Macro technical analysis of USOIL
American light oil has continued to make gains over the last few days of trading. Click on the image to magnify. Some of the important fundamental factors driving this movement include two successive drops in American stocks of crude according to the Energy Information Administration, the gradual reopening of various economies after lockdowns and a general ongoing reduction of the supply glut. This technical analysis of USOIL looks at the daily chart, futures and the contango.
The most important low support on this chart remains last month’s low around $10. High resistance meanwhile could occur around the key psychological area of $50. Both of these areas though are quite far away from the current price, so other zones will probably be in greater focus in the immediate future.
Technical indicators on USOIL H4
Moving averages on this daily chart continue to print a sell signal, with all of the 50, 100 and 200 SMAs successively below each other. Only the 50 SMA from Bands has started to react to recent gains by moving upward slightly. The first important resistance from moving averages here is the 100 SMA slightly below $35. If this is breached, an extended consolidation within the value area between it and the 200 SMA is possible.
The slow stochastic (15, 5, 5) prints a strong overbought signal at the time of writing: 98 is very close to the maximum reading. Bollinger Bands (50, 0, 2) as yet do not indicate overbought, though. Volume so far in May is somewhat lower than around April’s big losses but still relatively high compared to the average before the crisis.

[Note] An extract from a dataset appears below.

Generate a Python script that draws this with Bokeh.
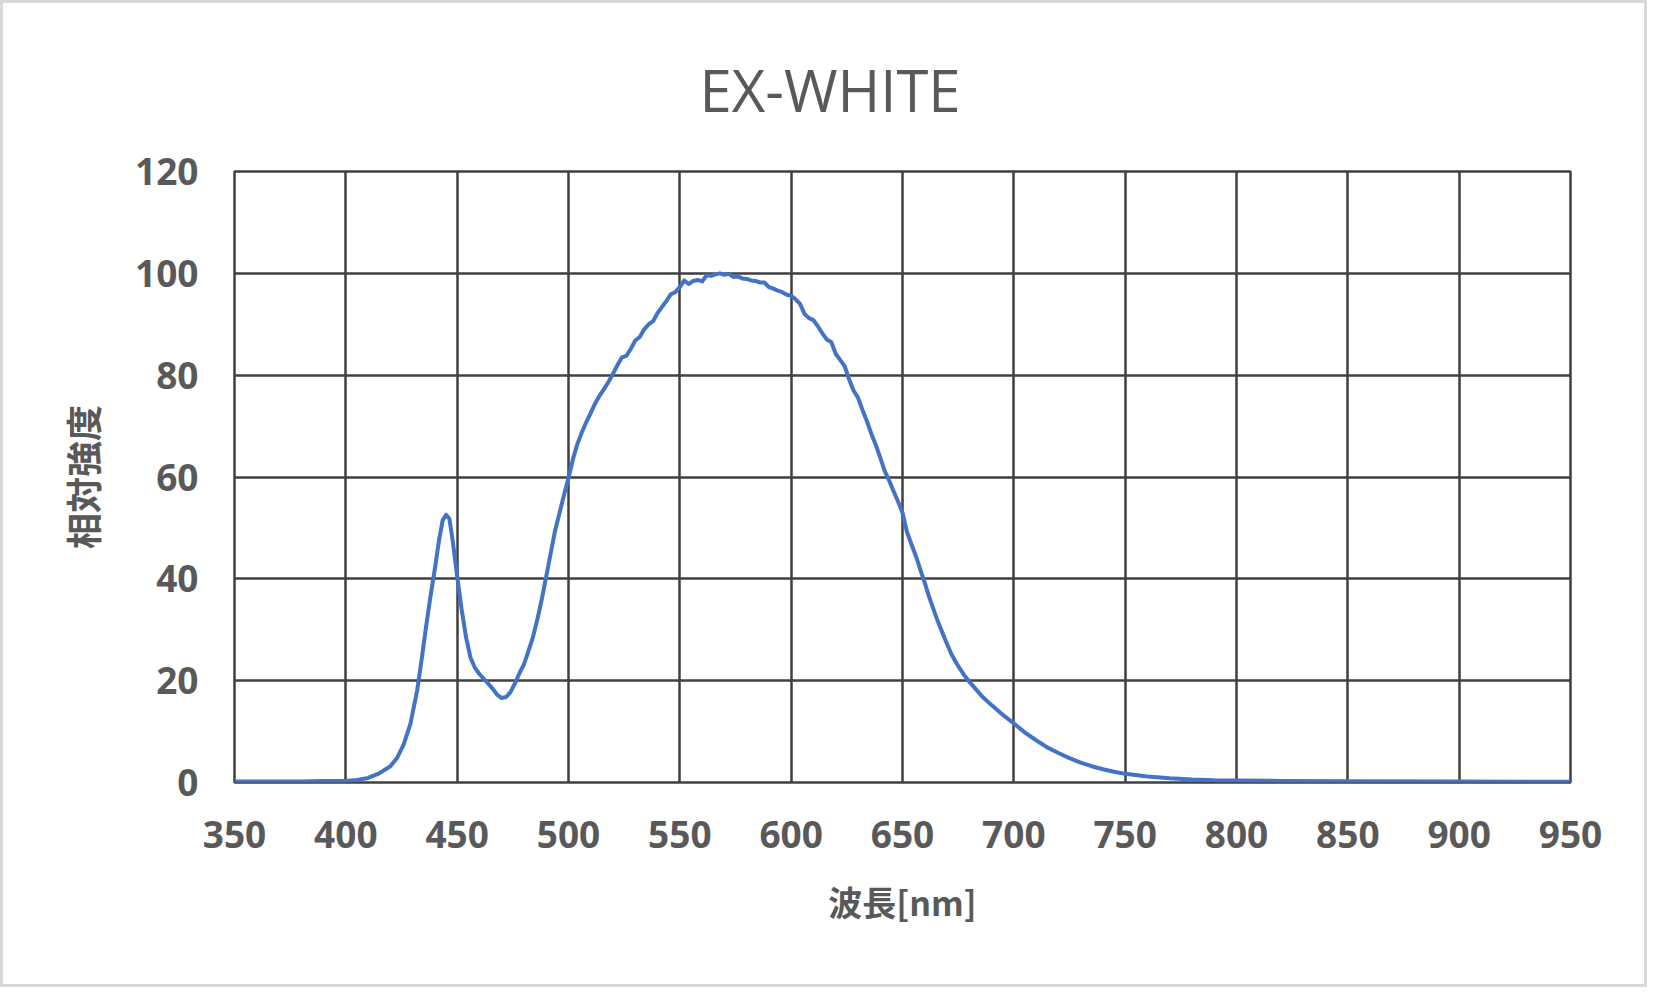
from bokeh.plotting import figure
from bokeh.models import ColumnDataSource, FixedTicker, Range1d, Title
from bokeh.embed import file_html
from bokeh.resources import INLINE

title_text = "EX-WHITE"
x_label = "波長[nm]"
y_label = "相対強度"
x_ticks = [350, 400, 450, 500, 550, 600, 650, 700, 750, 800, 850, 900, 950]
y_ticks = [0, 20, 40, 60, 80, 100, 120]

wavelength = [
    350, 360, 370, 380, 390, 400, 405, 410, 415, 420, 423, 426, 429, 432, 434, 436, 438, 440,
    442, 443.5, 445, 446.5, 448, 450, 452, 454, 456, 458, 460, 462, 464, 466, 468, 470, 472,
    474, 476, 478, 480, 482, 484, 486, 488, 490, 492, 494, 496, 498, 500, 502, 504, 506, 508,
    510, 512, 514, 516, 518, 520, 522, 524, 526, 528, 530, 532, 534, 536, 538, 540, 542, 544,
    546, 548, 550, 552, 554, 556, 558, 560, 562, 564, 566, 568, 570, 572, 574, 576, 578, 580,
    582, 584, 586, 588, 590, 592, 594, 596, 598, 600, 602, 604, 606, 608, 610, 612, 614, 616,
    618, 620, 622, 624, 626, 628, 630, 632, 634, 636, 638, 640, 642, 644, 646, 648, 650, 652,
    654, 656, 658, 660, 662, 664, 666, 668, 670, 672, 674, 676, 678, 680, 683, 686, 690, 695,
    700, 705, 710, 715, 720, 725, 730, 735, 740, 745, 750, 760, 770, 780, 790, 800, 820, 850,
    900, 950,
]
intensity = [
    0.2, 0.2, 0.2, 0.2, 0.3, 0.3, 0.5, 0.9, 1.8, 3.2, 4.8, 7.5, 11.5, 18.0, 24.0, 30.5, 36.5, 42.0,
    48.0, 51.5, 52.6, 51.8, 47.5, 40.5, 34.0, 28.5, 24.5, 22.5, 21.3, 20.3, 19.4, 18.4, 17.2, 16.6, 16.8,
    17.8, 19.5, 21.5, 23.2, 25.8, 28.5, 32.0, 36.0, 40.5, 45.0, 49.5, 53.0, 56.5, 59.8, 63.5, 66.5, 68.8, 70.8,
    72.6, 74.5, 76.0, 77.3, 78.7, 80.3, 82.0, 83.5, 83.8, 85.2, 86.8, 87.5, 89.0, 90.0, 90.6, 92.2, 93.4, 94.6,
    95.9, 96.3, 97.3, 98.6, 97.9, 98.5, 98.7, 98.4, 99.6, 99.5, 99.8, 100.0, 99.7, 99.9, 99.3, 99.4, 99.0, 98.9,
    98.6, 98.5, 98.2, 98.2, 97.3, 97.0, 96.6, 96.3, 95.8, 95.6, 94.9, 94.0, 92.0, 91.2, 90.8, 89.6, 88.2, 87.0,
    86.5, 84.2, 83.0, 81.8, 79.2, 77.0, 75.6, 73.2, 71.0, 68.5, 66.3, 63.8, 61.2, 59.3, 57.2, 55.2, 53.0, 49.2,
    46.8, 44.5, 41.8, 39.2, 36.4, 33.9, 31.5, 29.3, 27.2, 25.2, 23.6, 22.2, 20.9, 19.8, 18.3, 16.8, 15.2, 13.3,
    11.6, 9.8, 8.3, 6.9, 5.8, 4.8, 3.9, 3.2, 2.6, 2.1, 1.7, 1.2, 0.85, 0.6, 0.45, 0.4, 0.3, 0.25,
    0.2, 0.15,
]

src = ColumnDataSource(data=dict(x=wavelength, y=intensity))

GRID = "#404040"
TEXT = "#595959"

p = figure(
    width=1647, height=987,
    x_range=Range1d(350, 950), y_range=Range1d(0, 120),
    output_backend="svg", toolbar_location=None,
    min_border_left=231, min_border_right=80, min_border_top=168, min_border_bottom=208,
)
p.styles = {"border": "3px solid #d9d9d9"}
p.background_fill_color = "white"
p.border_fill_color = "white"
p.outline_line_color = GRID
p.outline_line_width = 2.5

p.line("x", "y", source=src, line_color="#4472C4", line_width=4, line_join="round")

p.title = Title(text=title_text, align="left", text_font="Open Sans", text_font_size="58px",
                text_font_style="normal", text_color=TEXT, standoff=86, offset=465,
                text_line_height=0.6)

for ax in (p.xaxis[0], p.yaxis[0]):
    ax.axis_line_color = None
    ax.major_tick_line_color = None
    ax.minor_tick_line_color = None
    ax.major_tick_out = 0
    ax.major_tick_in = 0
    ax.major_label_text_font = "Open Sans"
    ax.major_label_text_font_style = "bold"
    ax.major_label_text_font_size = "37px"
    ax.major_label_text_color = TEXT
    ax.axis_label_text_font = "Noto Sans CJK JP"
    ax.axis_label_text_font_style = "bold"
    ax.axis_label_text_color = TEXT

p.xaxis.axis_label_text_font_size = "34px"
p.yaxis.axis_label_text_font_size = "36px"
p.xaxis.ticker = FixedTicker(ticks=x_ticks)
p.yaxis.ticker = FixedTicker(ticks=y_ticks)
p.xaxis.axis_label = x_label
p.yaxis.axis_label = y_label
p.xaxis.major_label_standoff = 38
p.yaxis.major_label_standoff = 36
p.xaxis.axis_label_standoff = 26
p.yaxis.axis_label_standoff = 24

p.xgrid.grid_line_color = GRID
p.ygrid.grid_line_color = GRID
p.xgrid.grid_line_width = 2.5
p.ygrid.grid_line_width = 2.5

open("out.html", "w").write(file_html(p, INLINE))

Price action and Fibonacci
The interrupted three soldiers last week and yesterday would usually be taken as signalling ongoing gains sooner or later. The main movement for crude typically lasts a bit longer than forex’s two or three days, but more than four days of consecutive gains is rare, especially within overbought.
Tests of both of the lower zones of the Fibonacci fan have now been clearly successful, so the next target for many short-term buyers is the 61.8% area which price is currently testing. The current zone is likely to be very important because the 61.8% Fibo coincides with the upper deviation of Bands and more importantly the 100 SMA.
Futures on WTI
This chart of futures on light crude oil (NYMEX; continuous with current contract on top) basically coincides with the chart of spot CFDs on crude. Click on the image to magnify. The ‘return to normal’ has been ongoing for most of May so far. Futures have bounced somewhat more strongly from last month’s lows because they touched negative prices briefly.
Volume here remains fairly low compared with spot CFDs. We can also observe price action over the last few periods with reluctance seriously to test $34. This would typically suggest consolidation over the next few periods.
Contango: current situation
Based on these data from the NYMEX, WTI’s contango has contracted significantly over the past fortnight. The annual difference in price is now only slightly more than 10% compared with around 250% at the start of the month.
This still suggests that a degree of recovery is possible into the end of 2020. On the other hand, large movements for the next few months’ contracts are probably over for now. These figures could imply that longer term traders might be returning to crude oil in greater numbers now that prices have generally stabilised.
Technical analysis of USOIL: summary
TA in general suggests that American light oil could continue its recent gains over the next few days. However, significant ongoing upward movement is unlikely. The key data that might change this impression are the API’s crude stocks this evening GMT and the EIA’s tomorrow afternoon. Many traders will also be monitoring Baker Hughes’ count of oil rigs on Friday night. Each of these releases could alter the technical picture significantly if notably divergent from the consensus.